Most of my changes are not that large, so I leave them uncommitted in a workspace.  This is primitive, but has one really nice feature:  when pulling and updating, hg merges the changes and marks conflicts in the nice “<<<” “>>>” way.

In comparison, with Mercurial queues (which I tried for a while) you have to pop your patches, update, then push them, and it uses ‘patch’ to do the merging.  And I hate ‘patch’ because conflicted areas tend to be larger, and because they go in a separate reject file rather than being inserted inline.

I also avoid doing local commits unless I’m working on something really large just because the subsequent merging is difficult (at least, I think it’s difficult;  my Mercurial knowledge still isn’t great).  In that case I do local commits until the change is finished, then apply the patch (using ‘hg diff’ and ‘patch’) in a single hit to a newly cloned tree — given Mozilla’s use of Bugzilla, the change will have to be a single patch anyway so this aggregation step has to happen at some point.

Pre-push Checklist

Before landing any patch, I do my best to work through the following check-list.  I created this list recently after having to back out several commits due to missing one of the above steps;  I give examples of breakage I’ve caused in square brackets.

  • Ensure there are no new compiler warnings for ‘js’ for optimised and debug builds.  [I managed to introduce some warnings on an optimised build recently for what was supposedly a whitespace-only change!]
  • Ensure ‘js’ runs trace-test.js without failures, for optimised builds, debug builds, debug builds with TMFLAGS=full (to test the verbose output) under Valgrind (to test for memory errors).  [I’ve had to back out several patches due to breaking TMFLAGS=full]
  • Ensure lirasm builds and passes its tests for both optimised and debug builds.  [I’ve forgotten this numerous times, leaving lirasm in a broken state, which is why I created bug 503449].
  • Ensure unit tests pass with a debug build.  [Amusingly enough, I don’t think I’ve ever caused breakage by forgetting this step!]
  • (For any commit that might affect performance) Check SunSpider timings with an optimised build.
  • (For complex changes) Check the patch on the try servers. (Nb: they run optimised builds, so will miss assertion failures among other things)
  • (For changes affecting the ARM backend) Check the patch builds and runs trace-test.js (using a debug build) on my virtual qemu+ARM/Linux machine.
  • Check tinderbox to make sure the tree is open for commits.  [When the tree is closed, there’s no mechanism that actually prevents you from committing.  I had to back-out a patch during a tinderbox upgrade because of this.]

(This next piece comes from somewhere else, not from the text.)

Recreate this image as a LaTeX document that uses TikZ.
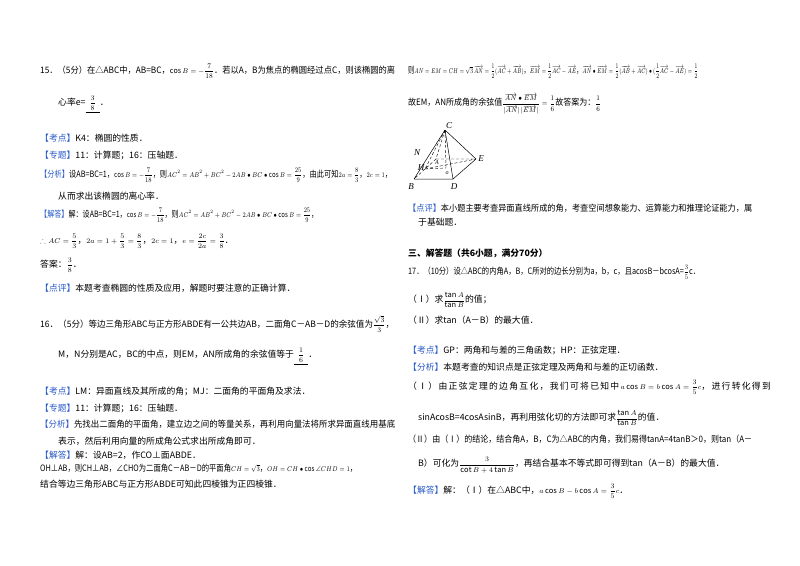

It’s quite a list, and I don’t usually do anything with a browser build, when I probably should, so that would make it even longer.  And there are other things to get wrong… for example, I never test the –disable-jit configuration and I broke it once.

Pushing

When I’m ready to push a change, I make sure my workspaces are up-to-date with respect to the Mozilla repo.  I then commit the change to my modified repo, then push it from there into ~/moz/ws0/, then check ‘hg outgoing -p’ on that repo to make sure it looks ok, and then push to the Mozilla repo from there.  I try to do this quickly so that no-one else lands something in the meantime;  this has only happened to me once and I tried to use ‘hg rollback’ to undo my local changes which I think should have worked but seemingly didn’t.

Post-push Checklist

After committing, I do these steps:

  • Mark the bug’s “whiteboard” field as “fixed-in-tracemonkey”.
  • Put a link to the commit in a comment for the bug, of the form http://hg.mozilla.org/tracemonkey/rev/<revhash>/.  I always test the link before submitting the comment.

Conclusions

That’s a lot of stuff.  Two of my more notable conclusions are:

  • Automation is a wonderful thing.  In particular, having scripts for the complicated tasks (e.g. running the unit tests, running sunspider, running sunspider under Cachegrind) has saved me lots of time and typing (and lots of head-scratching and re-running when I realised I forgot some command line option somewhere).  And this automation was made much easier once I settled on a standard workspace+build layout.
  • The pre-push checklist is both disconcertingly long and disconcertingly incomplete.  And I had to work it out almost entirely by myself — I’m not aware of any such check-list documented anywhere else.  Having lots of possible configurations really hurts testability.  I’m not sure how to improve this.

If you made it this far, congratulations!  That was pretty dry, especially if you’re not a Tracemonkey developer.  I’d love to hear suggestions for improving what I’m doing.